Side 6: Enjoyed working with Vanessa Redgrave and Jane Fonda on Julia directed by Fred Zinnemann, got a BFTA award and an Oscar nomination. Talks about making of Caravans in Iran with the equipment bought brand new by the Shah, then talks about working with Spielberg.

[End of notes]

[Editing by David Sharp].



b.London1913    d. London   2016



Shot newsreels and propaganda films during WW2 then to Ealing Studios.

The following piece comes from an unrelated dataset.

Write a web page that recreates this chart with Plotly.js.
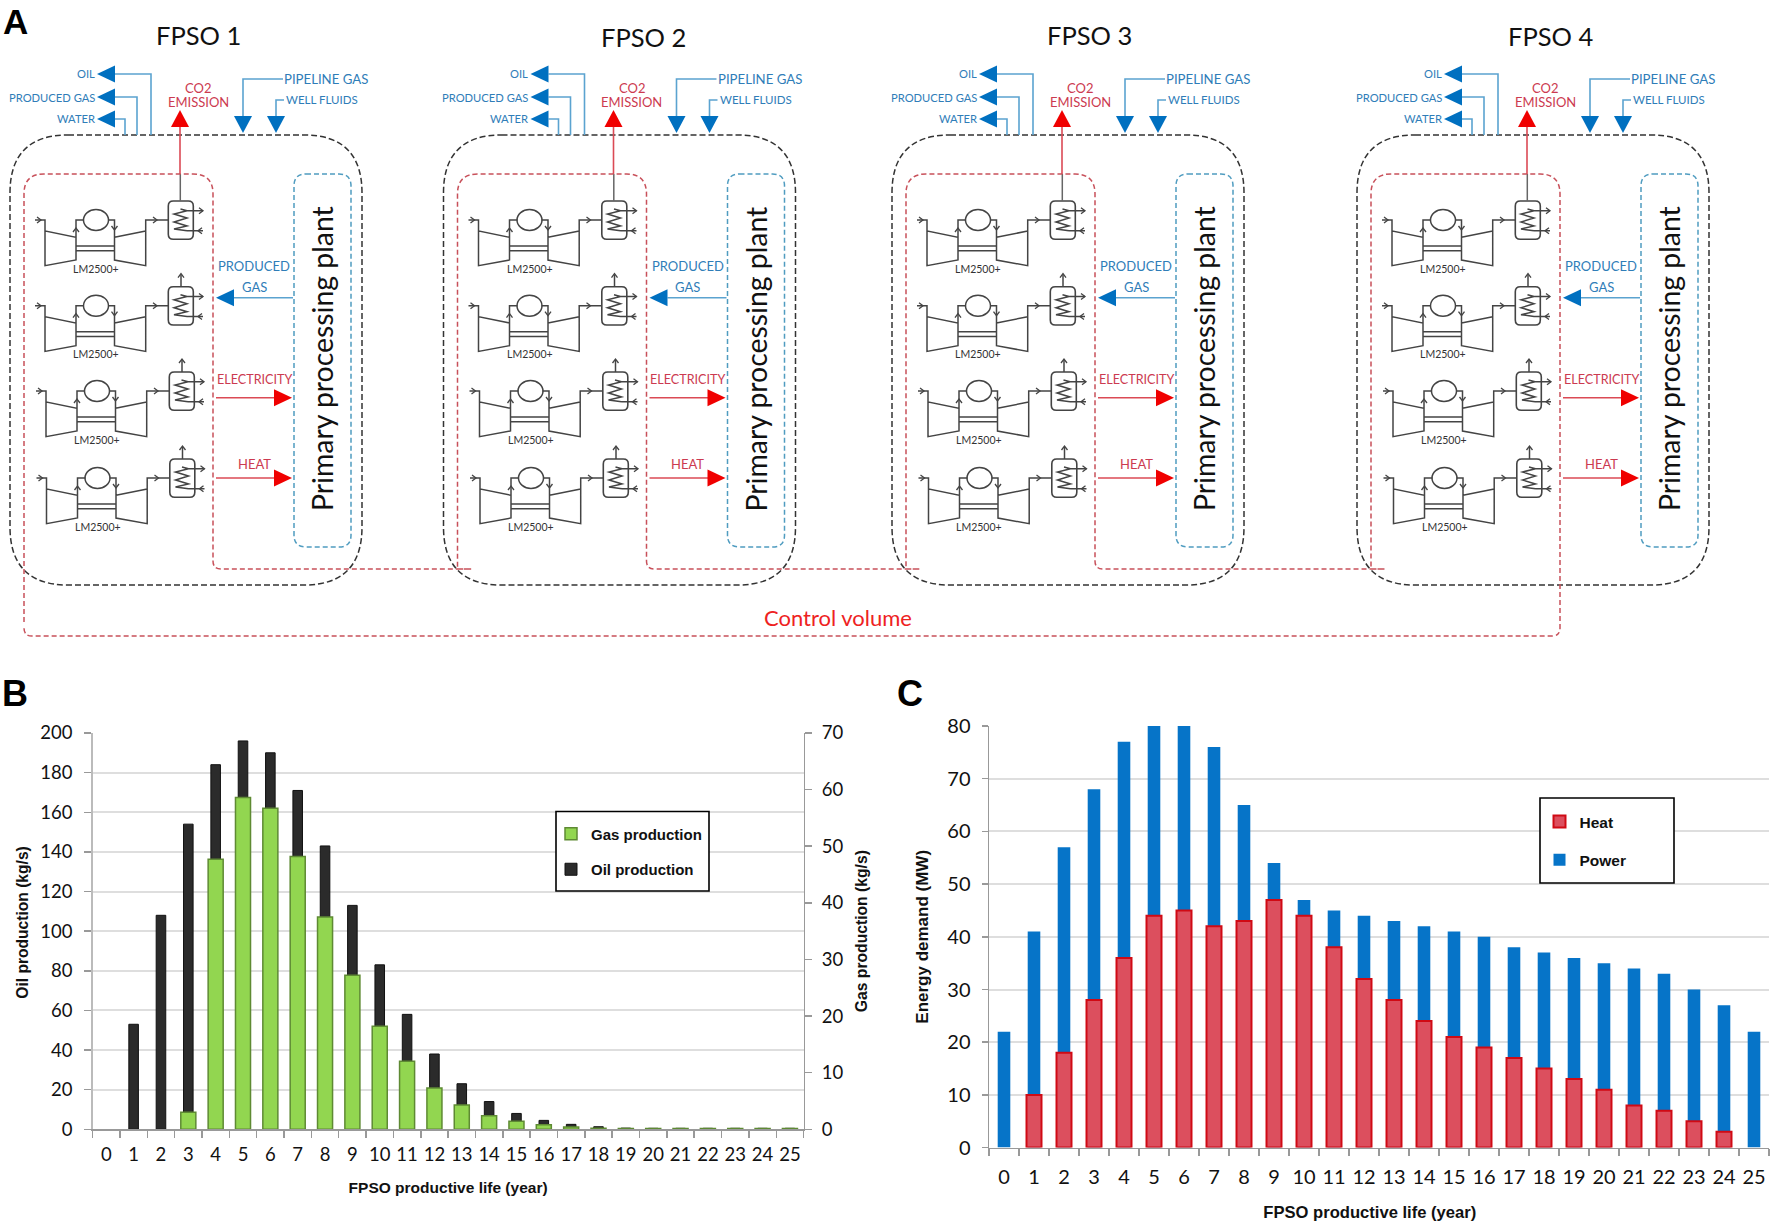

Constantly employed on major films until mid 1980s.

London-born Douglas Slocombe has long been regarded as one of the film industry's premiere cinematographers, but he began his career as a photojournalist for Life magazine and the Paris-Match newspaper before World War II. During the war he became a newsreel cameraman, and at war's end he went to work for Ealing Studios as a camera operator, making his debut as a full-fledged cinematographer on Ealing's Dead of Night (1945). Slocombe is credited with giving Ealing's films the unique, realistic look it was famous for. He left Ealing and went freelance, not wanting to be tied down to a single studio, and divided his time between England and America. He won the BAFTA--the British equivalent of the Oscar--three times, for The Servant (1963), The Great Gatsby (1974) and Julia (1977). A favorite of director Steven Spielberg, he was noted for never having used a light meter while shooting Indiana Jones and the Raiders of the Lost Ark (1981), an almost indispensable tool for most cinematographers.